It often amazes me how many parents complain that schools aren’t doing anything to teach their child to be a responsible person. In all fairness, we see your child for anywhere from one to five hours one to five times a week. We can encourage them to be responsible for the duration of our class, but we can’t control what happens to them the two to seven hours (weekdays) that they spend out of school.
We give them assignments. We give them deadlines. We can tell them what the consequences will be in within our own class if they don’t actually meet our expectations and invoke them during our own class time. That’s really all we can do.
When a child fails, and the school promotes them anyway, the child has learned that there’s no need to be responsible, that someone will just let them do what they want. When parents fail to expect anything of their child at home and give no consequences for a child’s lack of judgment, the child’s understanding that they never have to actually do anything is reinforced.
In this day and age, taking a child and turning them into a responsible citizen is becoming more and more the responsibility of the community…except it’s always been the duty of the community. Somewhere along the way, we’ve forgotten that.
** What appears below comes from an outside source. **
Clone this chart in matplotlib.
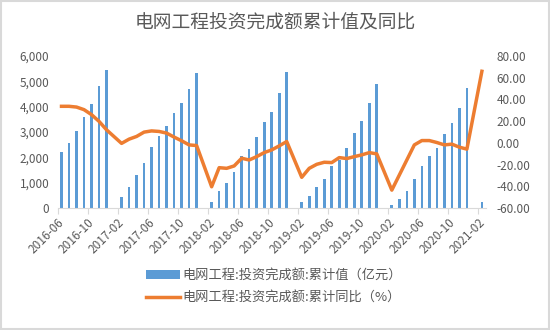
# 电网工程投资完成额 累计值(柱) + 累计同比(线), 双轴
import matplotlib
matplotlib.use('AGG')
import matplotlib.pyplot as plt
import numpy as np
import pandas as pd
from matplotlib.patches import Rectangle

plt.rcParams['font.family'] = ['Noto Sans CJK SC', 'DejaVu Sans']

#%% data (1月无数据)
nan = np.nan
months = [str(p) for p in pd.period_range('2016-06', '2021-02', freq='M')]

invest_2016 = [2200, 2570, 3020, 3580, 4100, 4800, 5450]
invest_2017 = [nan, 430, 840, 1300, 1780, 2400, 2850, 3250, 3750, 4140, 4680, 5350]
invest_2018 = [nan, 250, 670, 975, 1420, 2040, 2330, 2790, 3390, 3790, 4530, 5390]
invest_2019 = [nan, 225, 490, 820, 1160, 1660, 1900, 2370, 2950, 3440, 4140, 4890]
invest_2020 = [nan, 120, 355, 660, 1130, 1660, 2055, 2380, 2920, 3370, 3950, 4720]
invest_2021 = [nan, 240]

yoy_2016 = [33.7, 33.7, 33.0, 30.6, 26.0, 19.8, 12.0]
yoy_2017 = [nan, -0.5, 3.4, 5.9, 9.9, 11.0, 10.5, 9.0, 5.3, 1.9, -1.9, -2.5]
yoy_2018 = [nan, -40.5, -22.9, -23.5, -21.3, -14.2, -15.8, -12.7, -9.0, -6.5, -2.8, 1.2]
yoy_2019 = [nan, -31.8, -23.5, -19.8, -17.9, -18.2, -13.6, -14.5, -12.7, -11.1, -9.0, -10.2]
yoy_2020 = [nan, -43.6, -29.7, -15.8, -1.9, 2.1, 2.1, 0.3, -1.9, -1.2, -4.0, -5.8]
yoy_2021 = [nan, 66.0]

invest = np.array(invest_2016 + invest_2017 + invest_2018 + invest_2019 + invest_2020 + invest_2021)
yoy = np.array(yoy_2016 + yoy_2017 + yoy_2018 + yoy_2019 + yoy_2020 + yoy_2021)

label_bar = '电网工程:投资完成额:累计值（亿元）'
label_line = '电网工程:投资完成额:累计同比（%）'
title = '电网工程投资完成额累计值及同比'

bar_color = '#5B9BD5'
line_color = '#ED7D31'
txt_color = '#595959'

#%% plot
x = np.arange(len(months))
valid = ~np.isnan(yoy)

fig = plt.figure(figsize=(5.5, 3.3), dpi=100)
ax1 = fig.add_axes([0.105, 0.37, 0.778, 0.46])
ax2 = ax1.twinx()

b = ax1.bar(x, np.nan_to_num(invest), width=0.35, color=bar_color, label=label_bar, zorder=2)
l, = ax2.plot(x[valid], yoy[valid], color=line_color, linewidth=2.5, label=label_line,
              solid_joinstyle='round', zorder=3)

ax1.set_xlim(-0.5, len(months) - 0.5)
ax1.set_ylim(0, 6000)
ax1.set_yticks(np.arange(0, 6001, 1000))
ax1.set_yticklabels(['{:,}'.format(v) for v in range(0, 6001, 1000)])
ax2.set_ylim(-60, 80)
ax2.set_yticks(np.arange(-60, 81, 20))
ax2.set_yticklabels(['{:.2f}'.format(v) for v in range(-60, 81, 20)])

# category ticks every 4 months, at category boundaries
tick_idx = np.arange(0, len(months), 4)
ax1.set_xticks(tick_idx - 0.5)
ax1.set_xticklabels([months[i] for i in tick_idx], rotation=45, ha='right',
                    rotation_mode='anchor', fontsize=8.5, color=txt_color)
ax1.tick_params(axis='x', length=4, color='#D9D9D9', pad=2)

for ax in (ax1, ax2):
    for s in ['top', 'left', 'right']:
        ax.spines[s].set_visible(False)
    ax.spines['bottom'].set_color('#D9D9D9')
    ax.tick_params(axis='y', length=0, labelsize=8.5, labelcolor=txt_color)
ax2.spines['bottom'].set_visible(False)
ax1.tick_params(axis='y', pad=6)
ax2.tick_params(axis='y', pad=8)

fig.text(0.5, 0.933, title, ha='center', va='center', fontsize=13.5, color=txt_color)

fig.legend([b, l], [label_bar, label_line], loc='upper left', bbox_to_anchor=(0.255, 0.2),
           frameon=False, fontsize=9.5, labelcolor=txt_color, handlelength=2.6,
           handletextpad=0.2, labelspacing=0.7, borderaxespad=0)

# chart border
fig.patches.append(Rectangle((0.002, 0.003), 0.996, 0.994, transform=fig.transFigure,
                             fill=False, edgecolor='#D9D9D9', linewidth=1.5))

fig.savefig('out.png', dpi=100)
plt.close()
When we were children, we knew better than to mouth off to a teacher, because we knew Mom would be getting a call, and there’d be hell to pay when we got home. When we were children, we learned very quickly not to lie about our teachers because Mom would go talk to the teacher, and again, there’d be a world of trouble if our lie was discovered.
This is a community problem, not one to be pushed off onto others.
The schools have to do what’s in the child’s best interest, even if that means keeping the star quarterback from playing in the big game because he hasn’t studied for a history test all year. He’ll miss being scouted, but he has to understand it was his decision not to take his classes seriously that cost him that opportunity.
The teachers have to do what’s in the child’s best interest. If that means constantly emailing and calling parents to let them know their student isn’t turning in homework or is doing poorly on tests, then that’s what’s necessary.
The parent has to do what’s in the student’s best interests, even if that means taking away cell phones, the internet, and the ability to go out with friends for a period of time. Who cares if the child claims to hate you? They never mean it. They’re just upset. (Seriously, I have a number of students who have told me I’m mean and that they hate me, and then come running straight to me for everything because they know I’m going to set and enforce boundaries with them.) The child has to learn what it means to actually have consequences, or they’ll act like the world owes them a living they haven’t earned.
Bringing up responsible children is a team effort, and when one part of that team doesn’t do its part, the whole effort is an uphill climb that stands a very good chance of being lost. Don’t let a child get lost like that!